Take platform-based models. These B2B2X models enable value to be created through the interactions between different user groups – from consumers to software developers to advertisers – who exchange value in the form of new capabilities and experiences in return for not just the traditional currency of money, but various currencies including data and recommendations. This fuels a far richer and more continued innovation and with that incredibly diverse consumer and business solutions.
Weighing Up Your Entry Options: Buy or Build?
As CSPs consider the way forward, they can take confidence that they start from a unique and elevated position over many trying to also play in this space. As an established service provider, a CSP brings to any table a deep knowledge and rich data relating to their customer base, along with sales and service capabilities, positive brand recognition and experience in large-scale infrastructure development and deployment.

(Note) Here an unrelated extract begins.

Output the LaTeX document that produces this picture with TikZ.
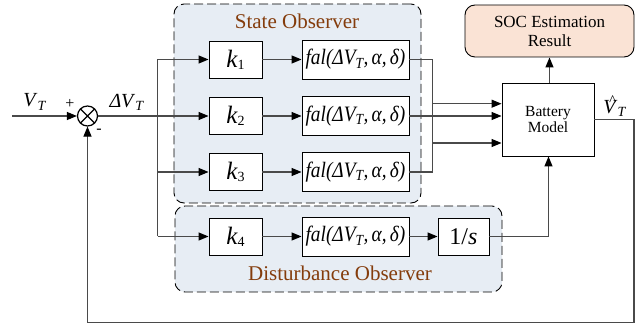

Those CSPs who prefer an initial lower-risk option with the benefits of an accelerated time-to-revenue should consider initially becoming a solution co-designer and enabler of solutions within a managed digital marketplace. In this capacity, a CSP takes on the role of fostering an ecosystem of innovation partners to help design and deliver new customer solutions using their network resources and functionalities. The CSP pays a fee or share of the solution revenue to the digital marketplace operator, who owns and operates the platform-based model – this may be a third-party System Integrator including the likes of Cognizant.
As a CSP who might be seeking greater potential returns from a deeper investment, there is the option to develop an owned digital marketplace. For those open to this option, it demands a fundamental change in mindset, culture and organisation as they develop the infrastructure and related technical capabilities for this platform-based business. With this, the CSP takes on the day-to-day operational responsibility and acts as a solution co-designer, owner and provider.
The Benefits of Unlocking Unrealised Potential
Even CSPs who chose to initially foray into digital marketplaces as co-designers and enablers, the benefits are rich and many, ultimately with your customers at your core. At the most fundamental level, the CSP addresses new and expanded needs of specific customer segments through conceiving and helping easily deliver innovative experiential products and services. There is potential to enter new markets for vertical-specific digital solutions, such as asset monitoring for the logistics sector or fleet tracking for the myriads of sub-sectors within the transport sector.
CSPs can monetise third party over-the-top content, devices and applications and generate incremental service revenue from network resources used to enable the new sets of digital products and services. And then there are all the benefits from providing added-value to customers through the B2B2X platform-based model which helps drive customer satisfaction, retention, and ongoing business.
For those who opt to develop their own marketplace, they additionally have the potential for increased margins from the marketplace’s services and products, along with more control over your customer and partner experience, and greater freedom to evolve the marketplace infrastructure and customer experience.
If I were a CSP, I would be more than dipping my toes into this platform-based future. Much of the investment that many CSPs have made, with Catalog-driven platform architectures means that the investment in time and infrastructure is not overwhelming. Rather it is a shift in mindset and done correctly will unlock unprecedented levels of future commercial agility – something all businesses today are vying for.